L'avis de Julie se trouve ici
René Loriot est résident de la maison de retraite "L'Espérance" depuis six ans. Le soir de la Saint Jean, une dame aux souliers rouges l'aperçoit dans le jardin, et lui dit "Tu es là, tu es revenu ?". Elle le prend dans ses bras, l'observe et est contente de retrouver son premier amour. Elle savait que Maximilien reviendrait, qu'il n'était pas mort il y a soixante ans en Indochine. Non, elle le savait vivant et elle l'étreint. René est troublé, ce visage lui dit quelque chose, mais quoi ? Lui qui a pourtant une excellente mémoire, il a beau retourner ses tiroirs mais il ne sait pas d'où vient ce regard. Troublé et ne voulant pas perdre cet amour, cette tendresse, peu à peu il rentrera dans la peau de Maximilien pour vivre une belle histoire d'amour.
La mémoire de Madeleine est comme un gruyère, petit à petit, les souvenirs se perdent. René va veiller sur elle, la protéger, essayer d'en savoir plus et de la ramener dans ses souvenirs.
Nous traverserons les guerres, l'enfance , à travers leurs souvenirs, un pont magnifique, un dialogue qui va se créer entre la vieillesse et l'enfance. René et Mado en s'approchant de leur fin de vie vont retrouver leur authenticité, se dépouiller de leur mensonge pour accepter enfin la réalité de la vie.
Dans ce récit, il y a aussi Célestine, une religieuse qui a quitté son Afrique natale il y a quatre ans. Elle s'est promise à Dieu pour éviter de perdre la vie en la donnant. Elle a été troublée par la mort de sa mère qui a quitté ce monde en enfantant avec son petit frère. Elle a préféré se libérer du poids des hommes en se mariant avec Dieu. Elle est généreuse. Elle est passeuse à " L'Espérance". Elle a toujours sur elle, un petit livre de contes d'Andersen. Elle l'utilise régulièrement auprès des pensionnaires, pour aider au passage de cette vie vers l'autre rive. Un personnage rempli d'amour et de tendresse que l'on aurait envie de rencontrer.
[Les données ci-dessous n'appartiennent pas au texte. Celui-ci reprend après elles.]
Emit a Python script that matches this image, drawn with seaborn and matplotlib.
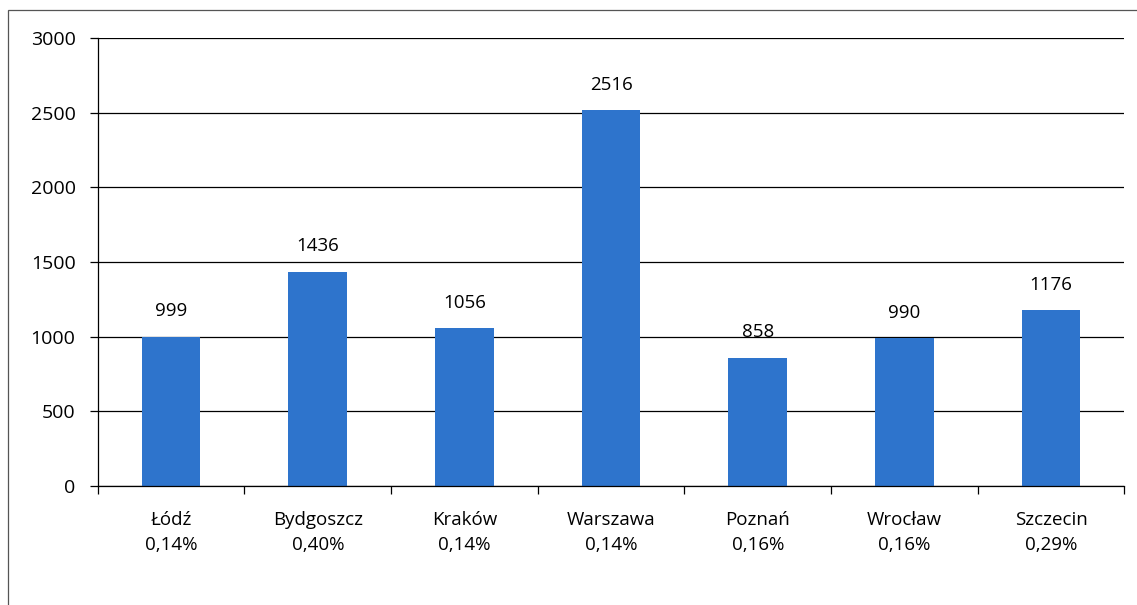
import seaborn as sns
import matplotlib.pyplot as plt
import matplotlib.patches as mpatches
import numpy as np
import pandas as pd

# dane z wykresu
cities = ["Łódź", "Bydgoszcz", "Kraków", "Warszawa", "Poznań", "Wrocław", "Szczecin"]
values = [999, 1436, 1056, 2516, 858, 990, 1176]
shares = ["0,14%", "0,40%", "0,14%", "0,14%", "0,16%", "0,16%", "0,29%"]

df = pd.DataFrame({"miasto": cities, "wartosc": values})

sns.set_style("white")
plt.rcParams["font.family"] = ["Open Sans", "DejaVu Sans"]
plt.rcParams["text.color"] = "black"
plt.rcParams["xtick.color"] = "black"
plt.rcParams["ytick.color"] = "black"

fs = 13.5

fig = plt.figure(figsize=(11.37, 6.05), dpi=100)
ax = fig.add_axes([0.086, 0.197, 0.903, 0.74])

sns.barplot(data=df, x="miasto", y="wartosc", color="#2E74CC", width=0.4,
            saturation=1, linewidth=0, ax=ax)

for i, v in enumerate(values):
    ax.text(i, v + 110, str(v), ha="center", va="bottom", fontsize=fs)

ax.set_ylim(0, 3000)
ax.set_xlim(-0.5, len(cities) - 0.5)
ax.set_yticks(range(0, 3001, 500))
ax.yaxis.grid(True, color="black", linewidth=0.9)
ax.set_axisbelow(True)
ax.set_xticks(range(len(cities)))
ax.set_xticklabels([f"{c}\n{s}" for c, s in zip(cities, shares)], fontsize=fs,
                   linespacing=1.5)
ax.set_xticks(np.arange(-0.5, len(cities), 1), minor=True)
ax.tick_params(axis="x", which="both", bottom=True)
ax.tick_params(axis="x", which="major", length=0, pad=18)
ax.tick_params(axis="x", which="minor", length=6, direction="out", width=0.9)
ax.tick_params(axis="y", left=True, length=6, direction="out", width=0.9,
               labelsize=14, pad=10)
ax.set_xlabel("")
ax.set_ylabel("")

for side in ["top", "right"]:
    ax.spines[side].set_visible(False)
for side in ["left", "bottom"]:
    ax.spines[side].set_color("black")
    ax.spines[side].set_linewidth(0.9)

# ramka wykresu
frame = mpatches.Rectangle((0.007, -0.01), 1.1, 0.993, transform=fig.transFigure,
                           fill=False, edgecolor="#555555", linewidth=0.9)
fig.patches.append(frame)

fig.savefig("out.png", dpi=100)
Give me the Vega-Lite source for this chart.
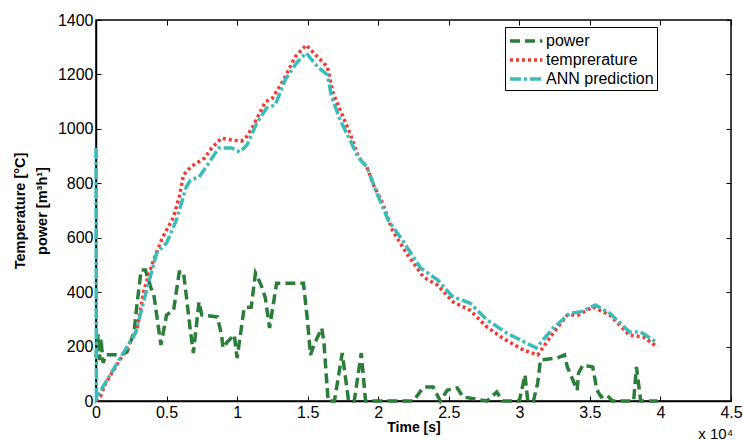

Ce roman est abouti, magnifique. L'écriture est splendide, poétique, remplie de tendresse et d'émotions. Que de nombreux passages j'ai eu envie de vous citer tant la beauté du récit est présente à chaque instant. C'est un petit bijou. Jamais le livre ne devient noir, pathétique, au contraire il est lumineux. C'est avec beaucoup de tendresse que nos "petits vieux" se penchent sur leur vie et le chemin parcouru. Et puis l'amour c'est toujours possible, et le dernier amour il faut le vivre intensément.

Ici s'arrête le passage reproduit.